I was criticised by some when I decided last year to reveal the name of the property where the Night Parrot was photographed by John Young, although I was careful not to identify the specific site on the sprawling cattle holding of almost 500,000ha. My objective in publishing this and a raft of other information was to point potential searchers in the right direction so that other populations could be looked for in the absence of call recordings being available.
The Night Parrot Recovery Team claimed it was constrained from releasing the calls, variously because of copyright issues surrounding calls collected by researcher Steve Murphy (he was working at the time under a Commonwealth offsets program for Fortescue Metals) or because of opposition from the Queensland Government.
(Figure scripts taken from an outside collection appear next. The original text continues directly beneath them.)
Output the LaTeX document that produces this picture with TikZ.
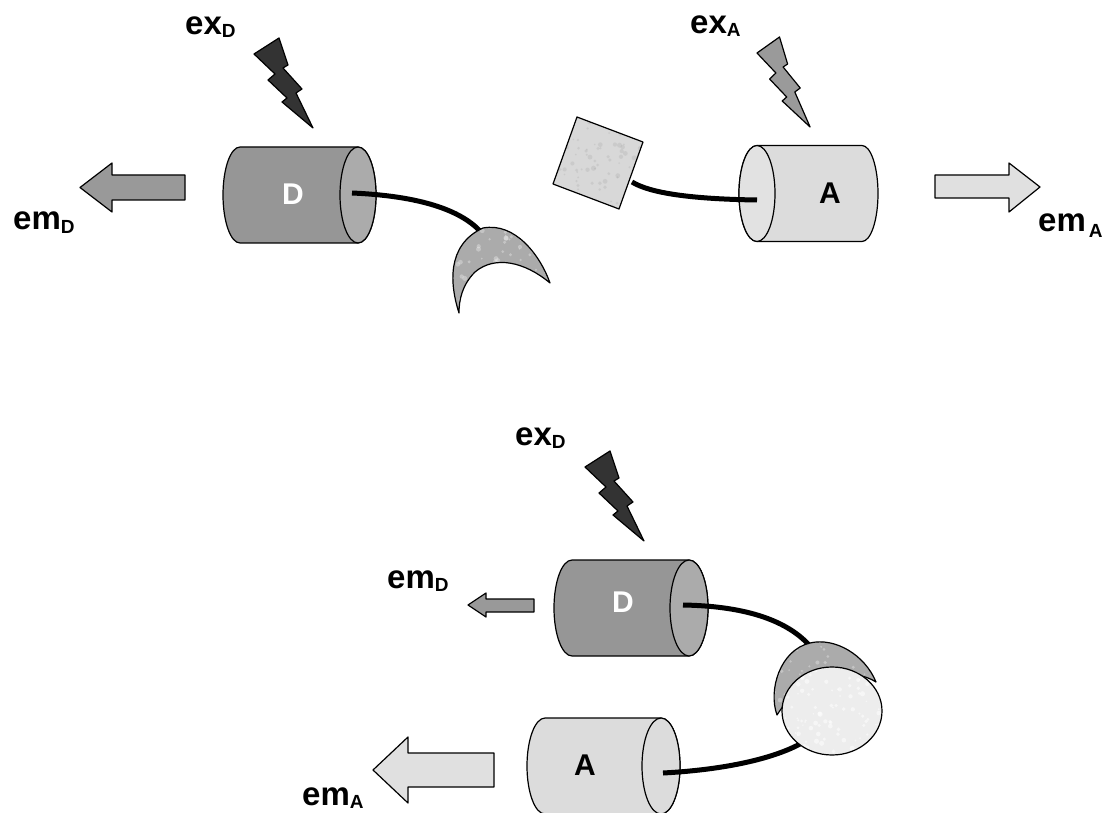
\documentclass[tikz,border=0pt]{standalone}
\usepackage{fontspec}
\setmainfont{Liberation Sans}
\definecolor{donorbody}{HTML}{969696}
\definecolor{donorface}{HTML}{ABABAB}
\definecolor{accbody}{HTML}{DCDCDC}
\definecolor{accface}{HTML}{E2E2E2}
\definecolor{boltdark}{HTML}{333333}
\definecolor{boltgray}{HTML}{9A9A9A}
\definecolor{emdonor}{HTML}{999999}
\definecolor{emacc}{HTML}{E0E0E0}
\definecolor{dyeq}{HTML}{ABABAB}
\definecolor{marble}{HTML}{D8D8D8}
\definecolor{bead}{HTML}{EDEDED}

% label with a bold base and a small lowered subscript
\newcommand{\lab}[3][3pt]{\fontsize{33}{33}\selectfont\bfseries #2\raisebox{-#1}{\fontsize{19}{19}\selectfont #3}}

% cylinder body: #1 left centre x, #2 right centre x, #3 centre y,
% #4 left radius, #5 right radius, #6 style
\newcommand{\cylbody}[6]{%
  \path[#6] (#1,#3-48) -- (#2,#3-48)
    arc[start angle=-90,end angle=90,x radius=#5,y radius=48]
    -- (#1,#3+48)
    arc[start angle=90,end angle=270,x radius=#4,y radius=48] -- cycle;}

% mottled fill: #1 clip path, #2 base colour, #3 dot colour, #4 opacity,
% #5 dot count, #6 xmin, #7 ymin, #8 box size
\newcommand{\mottle}[8]{%
  \begin{scope}
    \clip #1;
    \fill[#2] (#6,#7) rectangle ++(#8,#8);
    \foreach \k in {1,...,#5}{%
      \pgfmathsetmacro\px{#6+rnd*#8}%
      \pgfmathsetmacro\py{#7+rnd*#8}%
      \pgfmathsetmacro\pr{0.8+rnd*1.8}%
      \fill[#3,opacity=#4] (\px,\py) circle (\pr);
    }
  \end{scope}}

\def\crescentTop{(459,313) .. controls (450,285) and (446,245) .. (483,228)
  .. controls (515,222) and (540,255) .. (550,283)
  .. controls (525,262) and (495,255) .. (475,272)
  .. controls (462,285) and (459,300) .. (459,313) -- cycle}
\def\crescentBot{(777,715) .. controls (768,690) and (780,650) .. (810,643)
  .. controls (835,637) and (865,655) .. (876,682)
  .. controls (855,668) and (805,670) .. (777,715) -- cycle}
\def\squarePath{(577,117) -- (643,142) -- (619,209) -- (553,184) -- cycle}
\def\beadPath{(832,711) ellipse [x radius=50,y radius=44]}

\tikzset{
  outline/.style={draw=black,line width=1.2pt},
  tether/.style={draw=black,line width=5pt},
  bolt/.pic={\path[pic actions] (0,0) -- (25,-16) -- (34,11) -- (29,14)
      -- (48,35) -- (42,39) -- (59,74) -- (28,48) -- (33,44) -- (14,26)
      -- (21,20) -- cycle;},
  cyltext/.style={font=\fontsize{30}{30}\selectfont\bfseries,inner sep=0pt},
  lbl/.style={anchor=base west,inner sep=0pt}
}

\begin{document}
\begin{tikzpicture}[x=1pt,y=-1pt,line join=round]
\useasboundingbox (0,0) rectangle (1106,813);
\clip (0,0) rectangle (1106,813);
\pgfmathsetseed{7}

% ---------- free donor (top left) ----------
\pic[fill=boltdark,outline] (boltDtop) at (254,54) {bolt};
\node[lbl] (exDtop) at (185,35) {\lab{ex}{D}};
\draw[outline,fill=emdonor] (185,175) -- (112,175) -- (112,163) -- (80,187.5)
  -- (112,212) -- (112,200) -- (185,200) -- cycle;
\node[lbl] (emDtop) at (13,230) {\lab{em}{D}};
\cylbody{240}{358}{195}{17}{18}{outline,fill=donorbody}
\path[outline,fill=donorface] (358,195) ellipse [x radius=18,y radius=48];
\node[cyltext,text=white] (Dtop) at (293,194) {D};
\coordinate (Dtopend) at (352,193);
\coordinate (crTop) at (480,231);
\draw[tether] (Dtopend) .. controls (420,196) and (460,210) .. (crTop);
\mottle{\crescentTop}{dyeq}{black}{0.25}{650}{440}{215}{120}
\mottle{\crescentTop}{dyeq}{white}{0.3}{150}{440}{215}{120}
\draw[outline] \crescentTop;

% ---------- free acceptor (top right) ----------
\pic[fill=boltgray,outline,xscale=0.9] (boltAtop) at (757,53) {bolt};
\node[lbl] (exAtop) at (690,34) {\lab{ex}{A}};
\cylbody{757}{862}{193.5}{18}{16}{outline,fill=accbody}
\path[outline,fill=accface] (757,193.5) ellipse [x radius=18,y radius=48];
\node[cyltext] (Atop) at (830,193) {A};
\coordinate (sqEnd) at (632,182);
\coordinate (Atopend) at (757,200);
\draw[tether] (sqEnd) .. controls (650,193) and (690,199) .. (Atopend);
\mottle{\squarePath}{marble}{white}{0.35}{180}{550}{114}{96}
\mottle{\squarePath}{marble}{gray}{0.15}{120}{550}{114}{96}
\draw[outline] \squarePath;
\draw[outline,fill=emacc] (935,175) -- (1009,175) -- (1009,163) -- (1040,187)
  -- (1009,212) -- (1009,198) -- (935,198) -- cycle;
\node[lbl] (emAtop) at (1038,232) {\lab[6pt]{em\hspace{3pt}}{A}};

% ---------- linked pair (bottom) ----------
\pic[fill=boltdark,outline] (boltDbot) at (585,467) {bolt};
\node[lbl] (exDbot) at (515,445) {\lab{ex}{D}};
\node[lbl] (emDbot) at (387,588) {\lab{em}{D}};
\draw[outline,fill=emdonor] (534,599) -- (486,599) -- (486,593) -- (468,605)
  -- (486,617) -- (486,612) -- (534,612) -- cycle;
\cylbody{572}{689}{608}{18}{19}{outline,fill=donorbody}
\path[outline,fill=donorface] (689,608) ellipse [x radius=19,y radius=48];
\node[cyltext,text=white] (Dbot) at (623,602) {D};
\coordinate (Dbotend) at (683,605);
\coordinate (crBot) at (810,646);
\draw[tether] (Dbotend) .. controls (740,606) and (785,618) .. (crBot);

\cylbody{545}{661}{766}{18}{19}{outline,fill=accbody}
\path[outline,fill=accbody] (661,766) ellipse [x radius=19,y radius=48];
\node[cyltext] (Abot) at (585,765) {A};
\coordinate (Abotend) at (663,773);
\coordinate (beadEnd) at (800,744);
\draw[tether] (Abotend) .. controls (720,770) and (770,760) .. (beadEnd);
\draw[outline,fill=emacc] (494,753) -- (408,753) -- (408,737) -- (373,770)
  -- (408,803) -- (408,787) -- (494,787) -- cycle;
\node[lbl] (emAbot) at (302,805) {\lab{em}{A}};

\mottle{\crescentBot}{dyeq}{black}{0.25}{650}{760}{630}{125}
\mottle{\crescentBot}{dyeq}{white}{0.3}{150}{760}{630}{125}
\draw[outline] \crescentBot;
\mottle{\beadPath}{bead}{gray}{0.12}{260}{780}{665}{105}
\mottle{\beadPath}{bead}{white}{0.5}{120}{780}{665}{105}
\draw[outline] \beadPath;
\end{tikzpicture}
\end{document}
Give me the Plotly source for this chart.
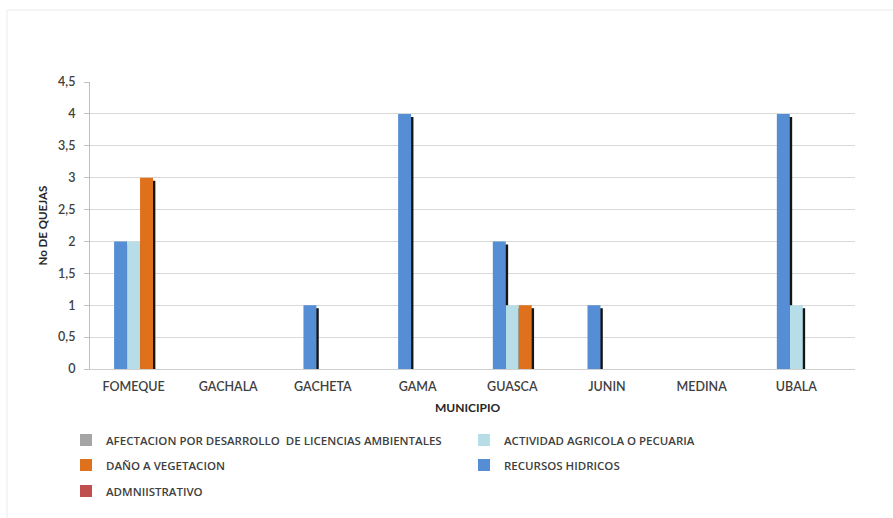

|Night Parrot habitat - western Queensland|
When I put this information to the recovery team last week through Bush Heritage Australia, which operates the Pullen Pullen Reserve, I was greeted by a wall of silence. Steve Murphy has told people that because of my sins of publishing material without permission, I have been blacklisted by the recovery team. Then, two days after approaching BHA, I saw on social media that the calls had finally been released. The timing is pure coincidence perhaps. The recovery team has also published at long last – along with the calls – an informative website with plenty of useful information.
Australia's leading expert on parrots, Joe Forshaw, tells me he is baffled why it took almost four years after John Young's photographs for the calls to be released. “I never did understand why there was an embargo on releasing calls of the Night Parrot,” Joe says. “Paranoia on the part of some persons involved…. The authorities need to be vigilant against feral cats, rats, foxes and wildfire rather than birdwatchers.”